▶ [Set exercise]
Faithfully return all lines, omitting every embedded picture.

## Begin

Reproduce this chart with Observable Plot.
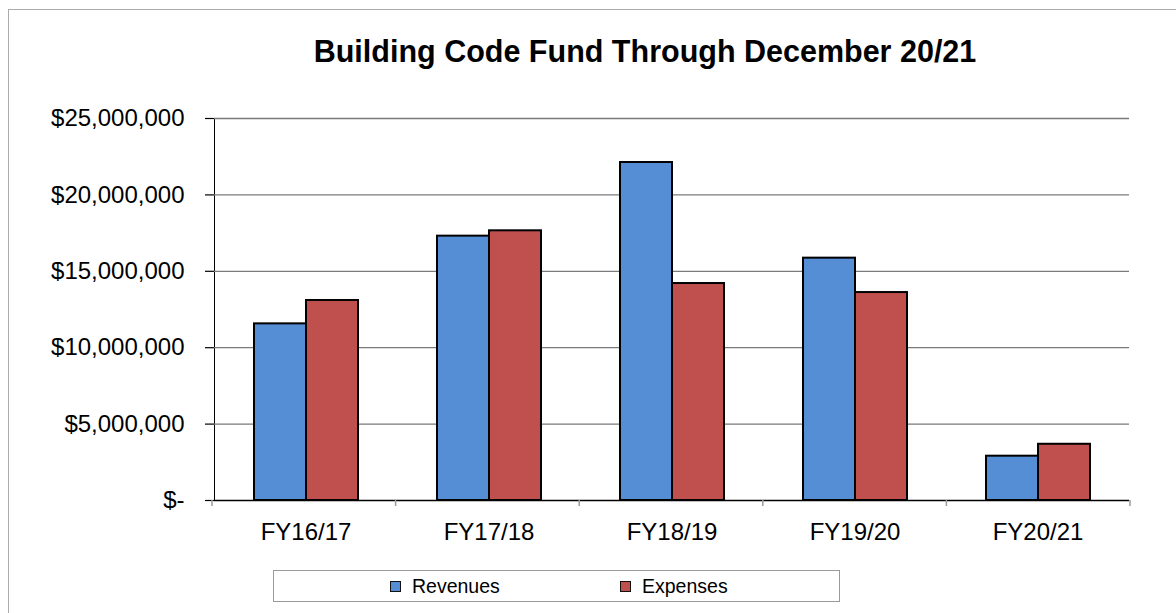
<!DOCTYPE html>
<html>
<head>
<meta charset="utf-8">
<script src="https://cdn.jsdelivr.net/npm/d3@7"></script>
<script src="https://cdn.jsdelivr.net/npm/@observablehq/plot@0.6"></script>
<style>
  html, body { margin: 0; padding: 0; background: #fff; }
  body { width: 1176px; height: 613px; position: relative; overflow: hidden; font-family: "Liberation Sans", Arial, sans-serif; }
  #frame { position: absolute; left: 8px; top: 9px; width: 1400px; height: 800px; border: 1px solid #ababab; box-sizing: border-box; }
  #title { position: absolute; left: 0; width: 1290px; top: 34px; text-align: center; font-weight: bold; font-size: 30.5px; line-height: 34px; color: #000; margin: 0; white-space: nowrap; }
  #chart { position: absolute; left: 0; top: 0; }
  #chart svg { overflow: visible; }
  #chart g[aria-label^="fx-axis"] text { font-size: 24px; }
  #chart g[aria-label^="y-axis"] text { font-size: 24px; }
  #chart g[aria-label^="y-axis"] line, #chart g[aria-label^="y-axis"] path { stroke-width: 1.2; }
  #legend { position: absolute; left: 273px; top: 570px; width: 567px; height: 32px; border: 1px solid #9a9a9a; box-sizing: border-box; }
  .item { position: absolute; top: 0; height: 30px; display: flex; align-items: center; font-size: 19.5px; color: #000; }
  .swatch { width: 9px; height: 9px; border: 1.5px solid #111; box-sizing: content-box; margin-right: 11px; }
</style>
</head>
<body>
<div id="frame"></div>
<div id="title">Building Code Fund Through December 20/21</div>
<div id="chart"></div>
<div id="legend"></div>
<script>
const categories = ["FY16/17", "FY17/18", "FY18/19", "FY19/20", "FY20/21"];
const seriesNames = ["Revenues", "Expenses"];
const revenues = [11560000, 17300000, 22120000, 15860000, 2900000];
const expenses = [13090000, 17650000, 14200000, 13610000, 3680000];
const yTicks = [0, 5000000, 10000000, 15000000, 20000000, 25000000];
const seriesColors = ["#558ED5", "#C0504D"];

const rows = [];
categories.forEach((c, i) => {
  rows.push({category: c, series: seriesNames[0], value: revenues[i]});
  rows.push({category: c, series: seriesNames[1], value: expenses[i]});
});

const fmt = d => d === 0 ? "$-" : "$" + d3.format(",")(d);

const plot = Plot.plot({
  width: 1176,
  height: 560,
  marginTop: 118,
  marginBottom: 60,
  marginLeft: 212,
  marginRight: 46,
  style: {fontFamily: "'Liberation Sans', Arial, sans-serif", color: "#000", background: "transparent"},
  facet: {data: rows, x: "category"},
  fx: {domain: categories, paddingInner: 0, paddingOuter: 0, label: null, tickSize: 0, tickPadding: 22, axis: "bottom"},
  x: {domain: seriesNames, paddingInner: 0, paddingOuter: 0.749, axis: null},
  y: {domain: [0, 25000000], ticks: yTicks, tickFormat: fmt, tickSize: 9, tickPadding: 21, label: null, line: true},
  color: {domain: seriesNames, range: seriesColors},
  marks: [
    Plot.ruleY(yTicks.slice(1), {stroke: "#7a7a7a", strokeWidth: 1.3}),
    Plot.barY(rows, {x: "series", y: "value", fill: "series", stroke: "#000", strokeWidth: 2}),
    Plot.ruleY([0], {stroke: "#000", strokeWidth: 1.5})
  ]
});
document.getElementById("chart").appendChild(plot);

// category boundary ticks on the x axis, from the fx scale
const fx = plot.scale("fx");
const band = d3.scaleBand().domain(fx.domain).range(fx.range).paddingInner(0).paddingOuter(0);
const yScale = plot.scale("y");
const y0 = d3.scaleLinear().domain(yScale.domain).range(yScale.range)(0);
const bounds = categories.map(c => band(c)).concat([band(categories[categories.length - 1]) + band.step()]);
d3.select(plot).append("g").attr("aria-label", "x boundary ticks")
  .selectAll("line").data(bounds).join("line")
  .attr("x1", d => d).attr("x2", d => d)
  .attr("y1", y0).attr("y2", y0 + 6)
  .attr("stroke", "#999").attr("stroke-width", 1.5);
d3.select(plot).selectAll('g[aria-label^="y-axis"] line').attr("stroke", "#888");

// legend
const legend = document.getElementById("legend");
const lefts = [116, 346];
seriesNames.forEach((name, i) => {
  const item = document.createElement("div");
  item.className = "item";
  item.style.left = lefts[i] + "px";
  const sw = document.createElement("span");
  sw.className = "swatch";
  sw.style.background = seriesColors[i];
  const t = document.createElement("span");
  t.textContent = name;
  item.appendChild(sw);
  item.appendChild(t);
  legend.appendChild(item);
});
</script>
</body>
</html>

## End

▶ [Written response]
Reproduce this chart with Observable Plot.
<!DOCTYPE html>
<html>
<head>
<meta charset="utf-8">
<script src="https://cdn.jsdelivr.net/npm/d3@7"></script>
<script src="https://cdn.jsdelivr.net/npm/@observablehq/plot@0.6"></script>
<style>
  html, body { margin: 0; padding: 0; background: #fff; }
  body { width: 1176px; height: 613px; position: relative; overflow: hidden; font-family: "Liberation Sans", Arial, sans-serif; }
  #frame { position: absolute; left: 8px; top: 9px; width: 1400px; height: 800px; border: 1px solid #ababab; box-sizing: border-box; }
  #title { position: absolute; left: 0; width: 1290px; top: 34px; text-align: center; font-weight: bold; font-size: 30.5px; line-height: 34px; color: #000; margin: 0; white-space: nowrap; }
  #chart { position: absolute; left: 0; top: 0; }
  #chart svg { overflow: visible; }
  #chart g[aria-label^="fx-axis"] text { font-size: 24px; }
  #chart g[aria-label^="y-axis"] text { font-size: 24px; }
  #chart g[aria-label^="y-axis"] line, #chart g[aria-label^="y-axis"] path { stroke-width: 1.2; }
  #legend { position: absolute; left: 273px; top: 570px; width: 567px; height: 32px; border: 1px solid #9a9a9a; box-sizing: border-box; }
  .item { position: absolute; top: 0; height: 30px; display: flex; align-items: center; font-size: 19.5px; color: #000; }
  .swatch { width: 9px; height: 9px; border: 1.5px solid #111; box-sizing: content-box; margin-right: 11px; }
</style>
</head>
<body>
<div id="frame"></div>
<div id="title">Building Code Fund Through December 20/21</div>
<div id="chart"></div>
<div id="legend"></div>
<script>
const categories = ["FY16/17", "FY17/18", "FY18/19", "FY19/20", "FY20/21"];
const seriesNames = ["Revenues", "Expenses"];
const revenues = [11560000, 17300000, 22120000, 15860000, 2900000];
const expenses = [13090000, 17650000, 14200000, 13610000, 3680000];
const yTicks = [0, 5000000, 10000000, 15000000, 20000000, 25000000];
const seriesColors = ["#558ED5", "#C0504D"];

const rows = [];
categories.forEach((c, i) => {
  rows.push({category: c, series: seriesNames[0], value: revenues[i]});
  rows.push({category: c, series: seriesNames[1], value: expenses[i]});
});

const fmt = d => d === 0 ? "$-" : "$" + d3.format(",")(d);

const plot = Plot.plot({
  width: 1176,
  height: 560,
  marginTop: 118,
  marginBottom: 60,
  marginLeft: 212,
  marginRight: 46,
  style: {fontFamily: "'Liberation Sans', Arial, sans-serif", color: "#000", background: "transparent"},
  facet: {data: rows, x: "category"},
  fx: {domain: categories, paddingInner: 0, paddingOuter: 0, label: null, tickSize: 0, tickPadding: 22, axis: "bottom"},
  x: {domain: seriesNames, paddingInner: 0, paddingOuter: 0.749, axis: null},
  y: {domain: [0, 25000000], ticks: yTicks, tickFormat: fmt, tickSize: 9, tickPadding: 21, label: null, line: true},
  color: {domain: seriesNames, range: seriesColors},
  marks: [
    Plot.ruleY(yTicks.slice(1), {stroke: "#7a7a7a", strokeWidth: 1.3}),
    Plot.barY(rows, {x: "series", y: "value", fill: "series", stroke: "#000", strokeWidth: 2}),
    Plot.ruleY([0], {stroke: "#000", strokeWidth: 1.5})
  ]
});
document.getElementById("chart").appendChild(plot);

// category boundary ticks on the x axis, from the fx scale
const fx = plot.scale("fx");
const band = d3.scaleBand().domain(fx.domain).range(fx.range).paddingInner(0).paddingOuter(0);
const yScale = plot.scale("y");
const y0 = d3.scaleLinear().domain(yScale.domain).range(yScale.range)(0);
const bounds = categories.map(c => band(c)).concat([band(categories[categories.length - 1]) + band.step()]);
d3.select(plot).append("g").attr("aria-label", "x boundary ticks")
  .selectAll("line").data(bounds).join("line")
  .attr("x1", d => d).attr("x2", d => d)
  .attr("y1", y0).attr("y2", y0 + 6)
  .attr("stroke", "#999").attr("stroke-width", 1.5);
d3.select(plot).selectAll('g[aria-label^="y-axis"] line').attr("stroke", "#888");

// legend
const legend = document.getElementById("legend");
const lefts = [116, 346];
seriesNames.forEach((name, i) => {
  const item = document.createElement("div");
  item.className = "item";
  item.style.left = lefts[i] + "px";
  const sw = document.createElement("span");
  sw.className = "swatch";
  sw.style.background = seriesColors[i];
  const t = document.createElement("span");
  t.textContent = name;
  item.appendChild(sw);
  item.appendChild(t);
  legend.appendChild(item);
});
</script>
</body>
</html>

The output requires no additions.